This is the first of three volumes on algebraic geometry. The second volume, Algebraic Geometry 2: Sheaves and Cohomology, is available from the AMS as Volume 197 in the
Translations of Mathematical Monographs series.
Early in the 20th century, algebraic geometry underwent a significant overhaul,
as mathematicians, notably Zariski, introduced a much stronger emphasis on
algebra and rigor into the subject. This was followed by another fundamental
change in the 1960s with Grothendieck's introduction of schemes. Today, most
algebraic geometers are well-versed in the language of schemes, but many
newcomers are still initially hesitant about them. Ueno's book provides an
inviting introduction to the theory, which should overcome any such impediment
to learning this rich subject.
The book begins with a description of the standard theory of algebraic
varieties. Then, sheaves are introduced and studied, using as few
prerequisites as possible.

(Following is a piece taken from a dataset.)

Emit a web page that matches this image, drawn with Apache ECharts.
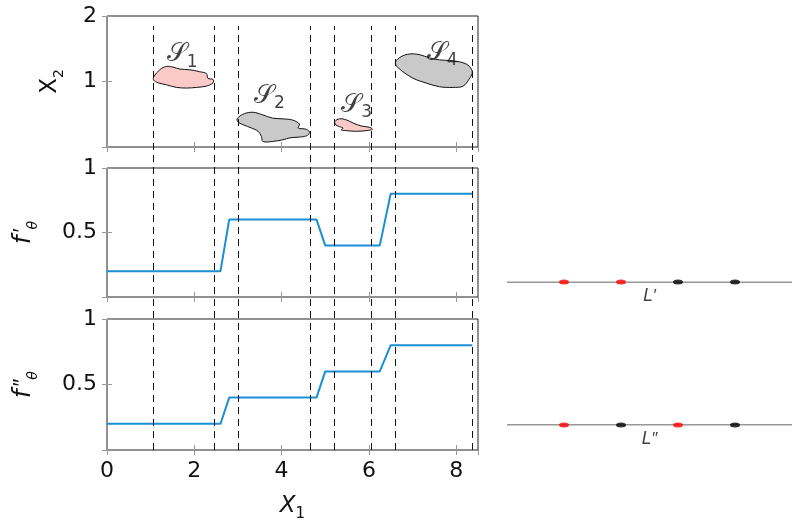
<!DOCTYPE html>
<html>
<head>
<meta charset="utf-8">
<script src="https://cdn.jsdelivr.net/npm/echarts@6/dist/echarts.min.js"></script>
<style>html,body{margin:0;padding:0;background:#fff}#c{width:792px;height:525px}</style>
</head>
<body>
<div id="c"></div>
<script>
// ---- data ----
const xTicks = [0, 2, 4, 6, 8];
const dashedX = [1.05, 2.45, 3.0, 4.65, 5.2, 6.05, 6.6, 8.36];
const stepX = [0, 2.6, 2.8, 4.8, 5.0, 6.25, 6.5, 8.37];
const fPrimeY = [0.2, 0.2, 0.6, 0.6, 0.4, 0.4, 0.8, 0.8];
const fDoubleY = [0.2, 0.2, 0.4, 0.4, 0.6, 0.6, 0.8, 0.8];
const blobS1 = [[1.07,1.07],[1.21,1.18],[1.36,1.23],[1.51,1.22],[1.67,1.19],[1.89,1.18],[2.12,1.15],[2.28,1.12],[2.31,1.05],[2.43,1.03],[2.43,0.98],[2.28,0.93],[2.05,0.91],[1.82,0.90],[1.59,0.91],[1.36,0.95],[1.17,0.98],[1.07,1.02]];
const blobS2 = [[2.99,0.44],[3.15,0.51],[3.35,0.53],[3.57,0.49],[3.80,0.44],[4.03,0.43],[4.26,0.41],[4.41,0.35],[4.38,0.29],[4.57,0.27],[4.64,0.22],[4.57,0.17],[4.38,0.15],[4.19,0.14],[4.03,0.11],[3.80,0.085],[3.57,0.085],[3.54,0.16],[3.46,0.24],[3.31,0.29],[3.12,0.34],[2.99,0.39]];
const blobS3 = [[5.22,0.39],[5.33,0.43],[5.48,0.415],[5.64,0.365],[5.83,0.32],[6.02,0.30],[6.08,0.27],[5.94,0.25],[5.71,0.24],[5.48,0.25],[5.37,0.26],[5.41,0.29],[5.33,0.31],[5.24,0.34]];
const blobS4 = [[6.61,1.30],[6.74,1.38],[6.93,1.42],[7.16,1.41],[7.39,1.36],[7.62,1.33],[7.85,1.32],[8.08,1.30],[8.27,1.25],[8.37,1.15],[8.31,1.05],[8.16,0.93],[7.93,0.91],[7.62,0.92],[7.32,0.975],[7.01,1.05],[6.78,1.15],[6.64,1.23]];
const blobClass = ['pink', 'gray', 'pink', 'gray'];
const blobLabelPos = [[1.72,1.41],[3.72,0.77],[5.72,0.64],[7.68,1.43]];
const blobNames = ['1', '2', '3', '4'];
const dotPos = [1, 2, 3, 4];
const lPrimeClass = ['red', 'red', 'black', 'black'];
const lDoubleClass = ['red', 'black', 'red', 'black'];

// ---- chart ----
const FONT = 'DejaVu Sans';
const PFONT = 'Liberation Sans';
const blobs = [blobS1, blobS2, blobS3, blobS4];
const fillOf = {pink: '#fcc9c9', gray: '#c9c9c9'};
const dotColorOf = {red: '#ff0000', black: '#000000'};
const BLUE = '#1a90d4';

const gridBase = {show: true, borderColor: '#222', borderWidth: 1, backgroundColor: 'transparent'};
const grids = [
  Object.assign({left: 107, width: 371, top: 16, height: 131}, gridBase),
  Object.assign({left: 107, width: 371, top: 168, height: 129}, gridBase),
  Object.assign({left: 107, width: 371, top: 319, height: 131}, gridBase),
  {left: 107, width: 371, top: 26, height: 424},
  {left: 507, width: 285, top: 282, height: 143}
];

const tickStyle = {inside: true, length: 5, lineStyle: {color: '#999', width: 1}};
const noLine = {show: false};
const labelFont = {fontFamily: FONT, fontSize: 22, color: '#111'};

const xAxes = [], yAxes = [];
for (let g = 0; g < 3; g++) {
  xAxes.push({
    gridIndex: g, type: 'value', min: 0, max: 8.5, interval: 2, position: 'bottom',
    axisLine: noLine, axisTick: tickStyle, splitLine: {show: false},
    axisLabel: Object.assign({show: g === 2, margin: 10, showMaxLabel: false}, labelFont),
    name: g === 2 ? '{a|X}{b|1}' : '', nameLocation: 'middle', nameGap: 45,
    nameTextStyle: {rich: {
      a: {fontFamily: FONT, fontSize: 23, fontStyle: 'italic', color: '#111', verticalAlign: 'bottom'},
      b: {fontFamily: FONT, fontSize: 15, color: '#111', verticalAlign: 'bottom', padding: [0, 0, -4, 0]}
    }}
  });
  xAxes.push({
    gridIndex: g, type: 'value', min: 0, max: 8.5, interval: 2, position: 'top',
    axisLine: noLine, axisTick: tickStyle, splitLine: {show: false},
    axisLabel: {show: false}
  });
}
const yNames = [
  {name: '{a|X}{b|2}', gap: 45},
  {name: '{f|f}{p|′}{t|θ}', gap: 71},
  {name: '{f|f}{p|″}{t|θ}', gap: 71}
];
const yRich = {
  a: {fontFamily: FONT, fontSize: 23, color: '#111', verticalAlign: 'bottom'},
  b: {fontFamily: FONT, fontSize: 14, color: '#111', verticalAlign: 'bottom', padding: [0, 0, -4, 0]},
  f: {fontFamily: FONT, fontSize: 24, fontStyle: 'italic', color: '#111', verticalAlign: 'bottom'},
  p: {fontFamily: PFONT, fontSize: 22, fontStyle: 'italic', color: '#111', verticalAlign: 'bottom', padding: [0, 0, 3, 2]},
  t: {fontFamily: FONT, fontSize: 14, fontStyle: 'italic', color: '#111', verticalAlign: 'bottom', padding: [0, 0, -4, 0]}
};
for (let g = 0; g < 3; g++) {
  const top = g === 0;
  yAxes.push({
    gridIndex: g, type: 'value', min: 0, max: top ? 2 : 1, interval: top ? 1 : 0.5, position: 'left',
    axisLine: noLine, axisTick: tickStyle, splitLine: {show: false},
    axisLabel: Object.assign({margin: 10, showMinLabel: false, formatter: v => String(v)}, labelFont),
    name: yNames[g].name, nameLocation: 'middle', nameRotate: 90, nameGap: yNames[g].gap,
    nameTextStyle: {rich: yRich}
  });
  yAxes.push({
    gridIndex: g, type: 'value', min: 0, max: top ? 2 : 1, interval: top ? 1 : 0.5, position: 'right',
    axisLine: noLine, axisTick: tickStyle, splitLine: {show: false},
    axisLabel: {show: false}
  });
}
// dashed overlay grid (index 6 / 6)
xAxes.push({gridIndex: 3, type: 'value', min: 0, max: 8.5, show: false});
yAxes.push({gridIndex: 3, type: 'value', min: 0, max: 1, show: false});
// right-side line grid (index 7 / 7)
xAxes.push({gridIndex: 4, type: 'value', min: 0, max: 5, show: false});
yAxes.push({gridIndex: 4, type: 'value', min: 0, max: 1, show: false});

const series = [];
// blobs
series.push({
  type: 'custom', xAxisIndex: 0, yAxisIndex: 0, z: 2,
  data: blobs.map((b, i) => [i]),
  renderItem: function (params, api) {
    const i = api.value(0);
    const pts = blobs[i].map(p => api.coord(p));
    return {
      type: 'polygon',
      shape: {points: pts, smooth: 0.35},
      style: {fill: fillOf[blobClass[i]], stroke: '#111', lineWidth: 1}
    };
  }
});
// blob labels
series.push({
  type: 'scatter', xAxisIndex: 0, yAxisIndex: 0, symbolSize: 0, z: 5,
  data: blobLabelPos.map((p, i) => ({value: p, name: blobNames[i]})),
  label: {
    show: true, position: 'inside',
    formatter: p => '{s|𝒮}{n|' + p.name + '}',
    rich: {
      s: {fontFamily: FONT, fontSize: 26, color: '#111', verticalAlign: 'bottom'},
      n: {fontFamily: FONT, fontSize: 17, color: '#111', verticalAlign: 'bottom', padding: [0, 0, -3, 0]}
    }
  }
});
// step lines
const stepSeries = [fPrimeY, fDoubleY];
stepSeries.forEach((ys, k) => {
  series.push({
    type: 'line', xAxisIndex: 2 + 2 * k, yAxisIndex: 2 + 2 * k, z: 3,
    data: stepX.map((x, i) => [x, ys[i]]),
    showSymbol: false, symbol: 'none',
    lineStyle: {color: BLUE, width: 2}
  });
});
// dashed vertical lines
series.push({
  type: 'lines', coordinateSystem: 'cartesian2d', xAxisIndex: 6, yAxisIndex: 6, z: 4,
  data: dashedX.map(x => ({coords: [[x, 0], [x, 1]]})),
  lineStyle: {color: '#111', width: 1, type: [7, 5], opacity: 1}
});
// right lines L', L''
const lLines = [{y: 1, cls: lPrimeClass, label: '{l|L}{p|′}'}, {y: 0, cls: lDoubleClass, label: '{l|L}{p|″}'}];
lLines.forEach(L => {
  series.push({
    type: 'line', xAxisIndex: 7, yAxisIndex: 7, symbol: 'none', z: 2,
    data: [[0, L.y], [5, L.y]],
    lineStyle: {color: '#333', width: 1}
  });
  series.push({
    type: 'scatter', xAxisIndex: 7, yAxisIndex: 7, symbol: 'circle', symbolSize: [10, 5], z: 3,
    data: dotPos.map((x, i) => ({value: [x, L.y], itemStyle: {color: dotColorOf[L.cls[i]]}}))
  });
  series.push({
    type: 'scatter', xAxisIndex: 7, yAxisIndex: 7, symbolSize: 0, z: 3,
    data: [{value: [2.5, L.y], name: L.label}],
    label: {show: true, position: 'bottom', distance: 6, formatter: p => p.name,
      rich: {
        l: {fontFamily: FONT, fontSize: 17, fontStyle: 'italic', color: '#111', verticalAlign: 'bottom'},
        p: {fontFamily: PFONT, fontSize: 17, fontStyle: 'italic', color: '#111', verticalAlign: 'bottom'}
      }}
  });
});

const chart = echarts.init(document.getElementById('c'), null, {renderer: 'canvas'});
chart.setOption({
  animation: false,
  grid: grids,
  xAxis: xAxes,
  yAxis: yAxes,
  series: series
});
</script>
</body>
</html>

Once sheaf theory has been well understood, the
next step is to see that an affine scheme can be defined in terms of a sheaf
over the prime spectrum of a ring. By studying algebraic varieties over a
field, Ueno demonstrates how the notion of schemes is necessary in algebraic
geometry.
This first volume gives a definition of schemes and describes some of their
elementary properties. It is then possible, with only a little additional
work, to discover their usefulness. Further properties of schemes will be
discussed in the second volume.
Ueno's book is a self-contained introduction to this important
circle of ideas, assuming only a knowledge of basic notions from
abstract algebra (such as prime ideals). It is suitable as a text for
an introductory course on algebraic geometry.
Readership
Undergraduates and first-year graduate students seeking an introduction to algebraic geometry.